To do so, we used the votes of the Members of the European Parliament (MEPs) drawing on the fact that the EP gathers representatives of all relevant parties coming from both government and opposition across the 28 EU Member States (the analysis is based on actual votes cast recently in the European Parliament (on the report 2015/2272(INI)). Notably, MEPs are free to vote according to their real views, as they are not constraint by the need to support their government’s position, which provides us with a more accurate picture of their actual thinking.
Our mapping of politicians’ views shows that there is a strong majority among the continental Europeans in favour of defense integration. Main parties in Germany, Italy, Spain and France support the plan. Similarly, there is a high level of enthusiasm in Eastern Europe, especially among the Baltics and the Romanians.
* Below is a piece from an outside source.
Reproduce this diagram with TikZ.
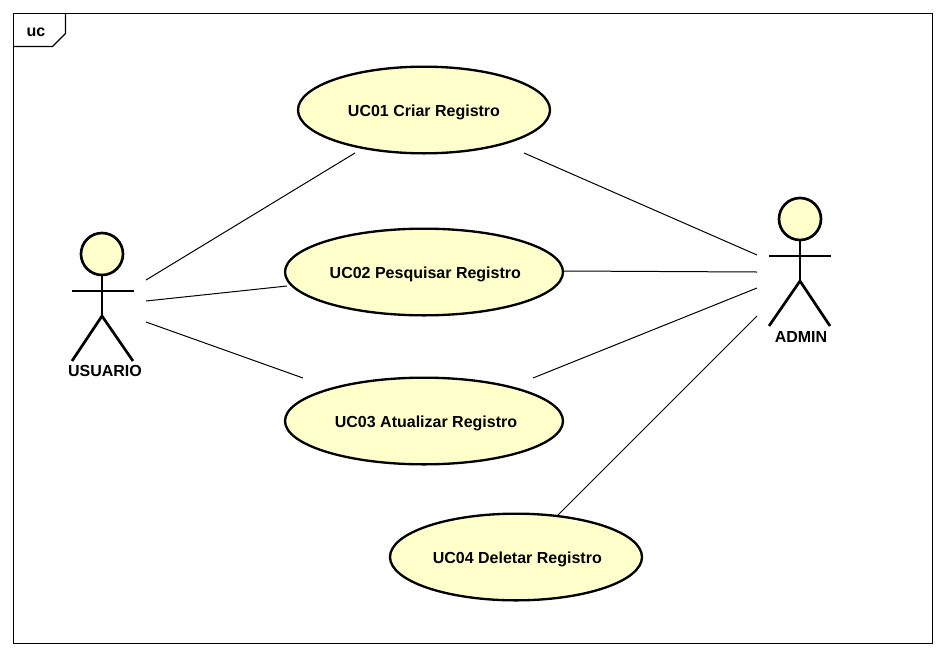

However, the picture looks differently in Northern Europe: most of the parties from all the Northern Member States (plus Austria) oppose the establishment of Permanent Military Headquarters of the EU. These countries are either neutral states (non-NATO), such as Sweden, Finland, or have a historical tradition of neutrality, such as Denmark and the Netherlands.
Our report also shows that there are different degrees of opposition to the key aspects of the Defense Union. For example, the establishment of Permanent Structured Cooperation (PESCO) is less controversial than the permanent EU military headquarters. More precisely, most political elites from Sweden, the Netherlands and Austria would back PESCO, but not the Military HQ, as the infographics below show:
Large support for the Permanent Defense Headquarters across the largest EU Member States, but it faces considerable opposition from fringe parties
The MEPs coming from Germany, Italy, and Spain all demonstrated high levels of support for the establishment of a Permanent EU Headquarters in these countries.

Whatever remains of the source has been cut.